Regulatory clarity could unlock significant economic growth and job creation while positioning Israel as a leading global hub for blockchain innovation.
Israel’s digital‑asset sector has matured into a sizable economic engine, with more than a quarter of the population engaging in crypto activities and inflows surpassing $713 billion last year. This momentum, amplified by post‑conflict retail enthusiasm, has attracted multinational players like Fireblocks and Starkware, reinforcing the country’s reputation for cutting‑edge blockchain development. The KPMG forecast of a $38 billion contribution by 2035 underscores the sector’s potential to diversify Israel’s high‑tech economy and generate tens of thousands of skilled jobs.
Despite this growth, regulatory friction remains a major bottleneck. Current legislation imposes a 50% tax on token‑based employee compensation, double the rate for traditional stock options, while banks routinely stall or refuse service to firms dealing in digital assets. The Forum’s lobbying push targets these pain points, advocating for streamlined stable‑coin frameworks, simplified tax compliance, and clearer banking guidelines.

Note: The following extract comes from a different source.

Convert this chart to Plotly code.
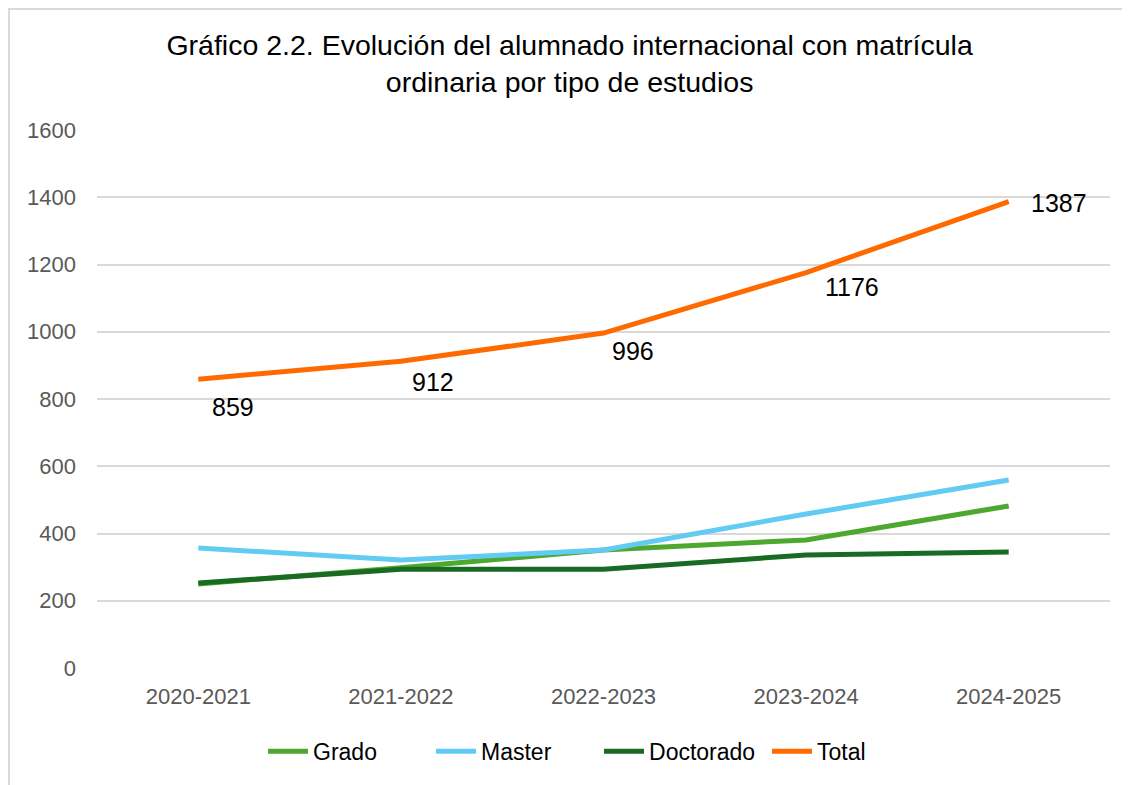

Parallel efforts by the National Crypto Strategy Committee aim to consolidate oversight under a unified regulator and establish coherent token‑issuance rules, while the Tax Authority’s voluntary disclosure program seeks to bring hidden crypto holdings into the formal tax base.
If the proposed reforms materialize, Israel could solidify its status as a blockchain powerhouse, attracting foreign investment and fostering a vibrant ecosystem of startups and established firms. Clearer rules would lower operational costs, encourage talent retention, and enable smoother capital flows between crypto markets and traditional finance. For investors and policymakers alike, 2026 represents a pivotal year where regulatory action may translate into measurable economic gains and a competitive edge in the global digital‑asset landscape.